Jordan has worked in various areas of sports photography over the years, from swimming to running, cycling to surfing, and triathlon to hiking. He has produced photography for many top brand names, and is a regular contributor to various Magazines, and Travel Guides.
Like many photographic subjects, sports photography is no different, in that to be good at it, you must know your subject matter like the back of your hand. Experience is your weapon of choice here.
However, to help you get started, Jordan Weeks has put together what are, in his opinion, the top 10 tips for taking better sports photographs. So get your camera gear ready, and start shooting like a pro sports photographer today...
1. Look for Inspiration
One of the best things you can do prior to grabbing your camera, and heading out on a shoot, is to look for inspiration. Flick through some magazines, check out some stock libraries, or just look at other photographers work. Looking for inspiration does not mean 'copying others', it simply means, look at other peoples photographs, see what they've created, and have a good think about what you like about their photos, and what you would have done to improve them. This is a great exercise to make sure that you know exactly what your aiming to achieve when you do head out and start snapping.
2. Understand Your Camera
This has to be one of the most important factors when it comes to sports photography. Knowing your camera, and all of its settings, is essential, especially if you are working with fast moving subjects, such as runners, cyclists, or motor sports. You're going to need to change lenses quickly, change aperture or shutter speed like it's second nature, and know your way around your digital camera's menu settings. Obviously, the best way to get to know your camera, is to get out there and use it as much as possible.
3. Understand the Sport
This is very important. If you understand the sport which you are photographing, then you have a far better chance of taking the images which you plan to take. You need to be able to predict your subjects move, second guess them, and learn exactly when you need to hit that shutter button, to get the best results. Personally, I take this a step further, and physically participate in the sports which I photograph. I do this for one good reason... I believe that if I experience these sports first hand, I am then able to better understand the adrenalin, pain and emotion which my subjects experience. This understanding then allows me to capture more realistic and accurate sports photographs, especially when working one on one with a particular athlete.
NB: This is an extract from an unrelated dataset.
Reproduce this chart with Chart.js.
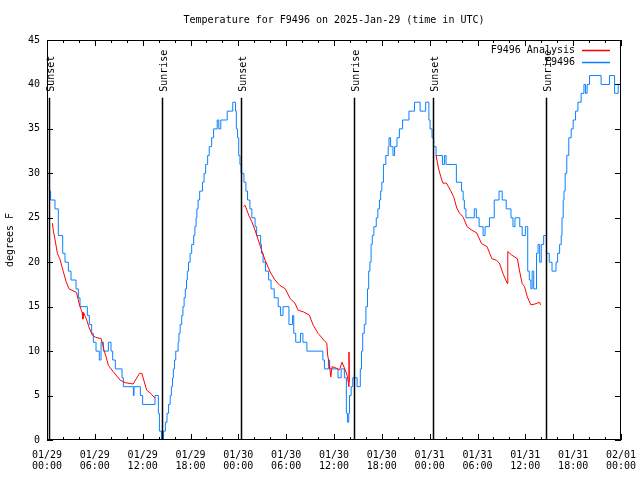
<!DOCTYPE html>
<html>
<head>
<meta charset="utf-8">
<script src="https://cdn.jsdelivr.net/npm/chart.js@4.4.1/dist/chart.umd.min.js"></script>
<style>
  html, body { margin: 0; padding: 0; background: #fff; }
  canvas { display: block; }
</style>
</head>
<body>
<canvas id="tempChart" width="640" height="480"></canvas>
<script>
const chartTitle = "Temperature for F9496 on 2025-Jan-29 (time in UTC)";
const yAxisTitle = "degrees F";

// x tick labels, one per 6 hours
const xTickDates = ["01/29", "01/29", "01/29", "01/29", "01/30", "01/30", "01/30", "01/30", "01/31", "01/31", "01/31", "01/31", "02/01"];
const xTickTimes = ["00:00", "06:00", "12:00", "18:00", "00:00", "06:00", "12:00", "18:00", "00:00", "06:00", "12:00", "18:00", "00:00"];

// sunrise / sunset markers (hours since 01/29 00:00)
const eventHours = [0.29, 14.47, 24.34, 38.56, 48.47, 62.65];
const eventLabels = ["Sunset", "Sunrise", "Sunset", "Sunrise", "Sunset", "Sunrise"];
const eventTop = 38.5;

// F9496 observations (hour, degrees F)
const obsHours = [
  0.0, 0.3, 0.45, 1.0, 1.42, 1.97, 2.26, 2.68, 3.01, 3.64,
  3.93, 4.14, 5.06, 5.31, 5.6, 5.81, 6.15, 6.56, 6.78, 7.07,
  7.7, 8.03, 8.24, 8.57, 9.41, 9.58, 10.83, 10.92, 11.71, 12.0,
  13.55, 13.97, 14.1, 14.35, 14.6, 14.85, 15.05, 15.25, 15.45, 15.6,
  15.75, 15.85, 16.0, 16.15, 16.45, 16.55, 16.7, 16.9, 17.05, 17.2,
  17.35, 17.5, 17.6, 17.75, 17.95, 18.15, 18.4, 18.55, 18.7, 18.8,
  18.95, 19.15, 19.5, 19.7, 19.9, 20.15, 20.35, 20.65, 20.9, 21.35,
  21.55, 21.8, 22.6, 23.3, 23.65, 23.75, 23.9, 24.05, 24.2, 24.35,
  24.7, 24.95, 25.15, 25.45, 25.7, 26.1, 26.3, 26.8, 26.9, 27.1,
  27.4, 27.8, 28.1, 28.5, 29.0, 29.3, 29.6, 30.35, 30.8, 30.95,
  31.2, 31.8, 32.1, 32.6, 34.6, 34.8, 35.3, 35.45, 36.5, 36.9,
  37.3, 37.55, 37.7, 37.85, 37.95, 38.15, 38.35, 38.9, 39.3, 39.45,
  39.6, 39.8, 40.0, 40.2, 40.35, 40.5, 40.65, 40.8, 41.0, 41.3,
  41.5, 41.7, 41.85, 42.0, 42.2, 42.5, 42.8, 42.9, 43.1, 43.4,
  43.6, 43.9, 44.2, 44.6, 45.4, 46.1, 46.8, 47.5, 47.9, 48.05,
  48.3, 48.5, 48.8, 49.6, 49.85, 50.05, 51.35, 52.0, 52.2, 52.35,
  52.55, 53.6, 53.85, 54.2, 54.7, 54.95, 55.5, 56.1, 56.7, 57.1,
  57.6, 58.2, 58.45, 58.7, 59.3, 59.6, 60.0, 60.3, 60.5, 60.7,
  60.85, 61.05, 61.4, 61.6, 61.8, 62.0, 62.3, 62.65, 63.0, 63.35,
  63.85, 64.05, 64.3, 64.5, 64.6, 64.75, 64.85, 65.0, 65.2, 65.45,
  65.75, 66.0, 66.3, 66.6, 67.0, 67.35, 67.55, 67.75, 68.05, 69.5,
  70.55, 71.2, 71.65, 72.0
];
const obsTemps = [
  30, 28, 27, 26, 23, 21, 20, 19, 18, 17,
  16, 15, 14, 13, 12, 11, 10, 9, 11, 10,
  11, 10, 9, 8, 7, 6, 5, 6, 5, 4,
  5, 3, 1, 0, 1, 2, 3, 4, 5, 6,
  7, 8, 9, 10, 11, 12, 13, 14, 15, 16,
  17, 18, 19, 20, 21, 22, 23, 24, 25, 26,
  27, 28, 29, 30, 31, 32, 33, 34, 35, 36,
  35, 36, 37, 38, 37, 35, 34, 32, 31, 30,
  29, 28, 27, 26, 25, 24, 23, 22, 21, 20,
  19, 18, 17, 16, 15, 14, 15, 13, 14, 12,
  11, 12, 11, 10, 9, 8, 9, 8, 7, 8,
  7, 3, 2, 3, 5, 6, 7, 6, 8, 10,
  12, 13, 15, 17, 19, 20, 22, 23, 24, 25,
  26, 27, 28, 29, 31, 32, 33, 34, 33, 32,
  33, 34, 35, 36, 37, 38, 37, 38, 36, 35,
  34, 33, 32, 31, 32, 31, 29, 28, 27, 26,
  25, 26, 25, 24, 23, 24, 25, 27, 28, 27,
  26, 25, 24, 25, 24, 23, 24, 19, 18, 17,
  19, 17, 21, 22, 20, 22, 23, 21, 20, 19,
  20, 21, 22, 23, 25, 27, 28, 30, 32, 34,
  35, 36, 37, 38, 39, 40, 39, 40, 41, 40,
  41, 39, 40, 40
];

// F9496 analysis (hour, degrees F), null = gap
const anlHours = [
  0.67, 0.8, 1.0, 1.3, 1.6, 2.0, 2.4, 2.76, 3.7, 4.1,
  4.4, 4.5, 4.6, 4.9, 5.3, 5.7, 6.1, 6.8, 7.15, 7.4,
  7.7, 8.3, 9.16, 9.8, 10.8, 11.6, 11.9, 12.5, 13.0, 13.55,
  18,
  24.65, 24.85, 25.3, 25.7, 26.1, 26.5, 26.9, 27.35, 28.0, 28.6,
  29.2, 29.9, 30.5, 31.1, 31.5, 32.2, 32.9, 33.4, 34.0, 34.9,
  35.1, 35.2, 35.4, 35.6, 35.75, 36.35, 36.7, 37.0, 37.4, 37.7,
  37.85, 37.88, 37.92,
  43,
  48.8, 49.1, 49.4, 49.65, 50.1, 50.6, 51.0, 51.4, 51.75, 52.2,
  52.7, 53.3, 53.9, 54.5, 55.2, 55.8, 56.4, 56.75, 57.25, 57.75,
  57.8, 58.3, 59.0, 59.3, 59.6, 59.9, 60.25, 60.7, 61.2, 61.8,
  61.9
];
const anlTemps = [
  24.4, 23.5, 22.6, 21.0, 20.4, 19.1, 17.8, 17.0, 16.6, 15.1,
  14.4, 13.6, 14.3, 13.7, 12.6, 11.8, 11.55, 11.4, 10.1, 9.4,
  8.4, 7.7, 6.75, 6.45, 6.3, 7.5, 7.5, 5.6, 5.25, 4.7,
  null,
  26.25, 26.4, 25.3, 24.55, 23.6, 22.5, 21.4, 20.25, 18.9, 18.0,
  17.4, 17.0, 15.9, 15.4, 14.6, 14.4, 14.06, 12.9, 12.0, 11.06,
  10.9, 9.56, 8.6, 7.1, 8.25, 8.06, 7.9, 8.75, 7.9, 7.1,
  6.0, 9.9, 6.5,
  null,
  32.06, 30.6, 29.6, 28.9, 28.9, 28.1, 27.4, 26.1, 25.5, 25.1,
  24.0, 23.6, 23.3, 22.1, 21.75, 20.4, 20.2, 19.9, 18.6, 17.6,
  21.2, 20.8, 20.4, 18.9, 17.6, 17.25, 16.1, 15.2, 15.3, 15.5,
  15.2
];

const FONT = '"DejaVu Sans Mono", monospace';

const gnuplotDecor = {
  id: "gnuplotDecor",
  afterDatasetsDraw(chart) {
    const { ctx, scales: { x, y } } = chart;
    ctx.save();
    ctx.strokeStyle = "#000";
    ctx.fillStyle = "#000";
    ctx.lineWidth = 1.5;
    ctx.font = "10px " + FONT;
    eventHours.forEach((h, i) => {
      const px = Math.round(x.getPixelForValue(h)) + 0.5;
      const top = y.getPixelForValue(eventTop);
      ctx.beginPath();
      ctx.moveTo(px, y.getPixelForValue(0));
      ctx.lineTo(px, top);
      ctx.stroke();
      ctx.save();
      ctx.translate(px + 2, top - 6);
      ctx.rotate(-Math.PI / 2);
      ctx.textAlign = "left";
      ctx.textBaseline = "middle";
      ctx.fillText(eventLabels[i], 0, 0);
      ctx.restore();
    });
    ctx.restore();
  },
  afterDraw(chart) {
    const { ctx, chartArea: a, scales: { x, y } } = chart;
    ctx.save();
    ctx.strokeStyle = "#000";
    ctx.lineWidth = 1;

    // plot border
    ctx.strokeRect(a.left + 0.5, a.top + 0.5, a.right - a.left - 1, a.bottom - a.top - 1);

    // inward ticks, mirrored
    ctx.beginPath();
    x.ticks.forEach(t => {
      const px = Math.round(x.getPixelForValue(t.value)) + 0.5;
      const len = t.value % 6 === 0 ? 6 : 3;
      ctx.moveTo(px, a.bottom); ctx.lineTo(px, a.bottom - len);
      ctx.moveTo(px, a.top); ctx.lineTo(px, a.top + len);
    });
    y.ticks.forEach(t => {
      const py = Math.round(y.getPixelForValue(t.value)) + 0.5;
      ctx.moveTo(a.left, py); ctx.lineTo(a.left + 6, py);
      ctx.moveTo(a.right, py); ctx.lineTo(a.right - 6, py);
    });
    ctx.stroke();

    // title
    ctx.fillStyle = "#000";
    ctx.font = "10px " + FONT;
    ctx.textAlign = "center";
    ctx.textBaseline = "middle";
    ctx.fillText(chartTitle, (a.left + a.right) / 2, 20);

    // key
    chart.data.datasets.forEach((ds, i) => {
      const ry = a.top + 10 + i * 12;
      ctx.textAlign = "right";
      ctx.fillStyle = "#000";
      ctx.fillText(ds.label, a.right - 46, ry);
      ctx.strokeStyle = ds.borderColor;
      ctx.lineWidth = 1.5;
      ctx.beginPath();
      ctx.moveTo(a.right - 39, ry + 0.5);
      ctx.lineTo(a.right - 11, ry + 0.5);
      ctx.stroke();
    });
    ctx.restore();
  }
};

new Chart(document.getElementById("tempChart").getContext("2d"), {
  type: "line",
  data: {
    datasets: [
      {
        label: "F9496 Analysis",
        data: anlHours.map((h, i) => ({ x: h, y: anlTemps[i] })),
        borderColor: "#ff0000",
        borderWidth: 1,
        pointRadius: 0,
        spanGaps: false,
      },
      {
        label: "F9496",
        data: obsHours.map((h, i) => ({ x: h, y: obsTemps[i] })),
        borderColor: "#0a80ff",
        borderWidth: 1,
        pointRadius: 0,
        stepped: true,
      },
    ],
  },
  options: {
    responsive: false,
    animation: false,
    devicePixelRatio: 1,
    layout: { padding: { top: 40, right: 19, left: 0, bottom: 0 } },
    plugins: {
      legend: { display: false },
      tooltip: { enabled: false },
      title: { display: false },
    },
    scales: {
      x: {
        type: "linear",
        min: 0,
        max: 72,
        grid: { display: false, drawTicks: false },
        border: { display: false },
        ticks: {
          stepSize: 2,
          autoSkip: false,
          maxRotation: 0,
          padding: 10,
          color: "#000",
          font: { family: FONT, size: 10, lineHeight: 1.1 },
          callback: v => (v % 6 === 0 ? [xTickDates[v / 6], xTickTimes[v / 6]] : ""),
        },
        afterFit: s => {
          s.height = 40;
          s.paddingLeft = 0;
          s.paddingRight = 0;
        },
      },
      y: {
        min: 0,
        max: 45,
        grid: { display: false, drawTicks: false },
        border: { display: false },
        ticks: {
          stepSize: 5,
          padding: 7,
          color: "#000",
          font: { family: FONT, size: 10 },
        },
        title: {
          display: true,
          text: yAxisTitle,
          color: "#000",
          padding: { top: 4, bottom: 0 },
          font: { family: FONT, size: 10 },
        },
        afterFit: s => {
          s.width = 47;
          s.paddingTop = 0;
          s.paddingBottom = 0;
        },
      },
    },
  },
  plugins: [gnuplotDecor],
});
</script>
</body>
</html>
4. Get Up Close & Personal
One of the first things I did when I started my career as a professional sports photographer was to get rid of the classic misconception that sports photographers need big telephoto lenses. This was mainly due to the fact that I wasn't in the position to buy one myself at the time. However, this enabled me to photograph my sports subjects from new, creative angles, and it also got me thinking more about the type of images I was able to create. My lens of choice, even today when shooting sports such as road cycling, mountain biking, running or triathlon is a 17-40mm lens. I love the way a wide angle lens allows me to get in close to the action, capturing minute detail, and the athletes expression. Sometimes, I've gotten a little too close, and almost lost my equipment, but the end results are worth it (be careful if you do try this approach – as it's not recommended for motor sports!).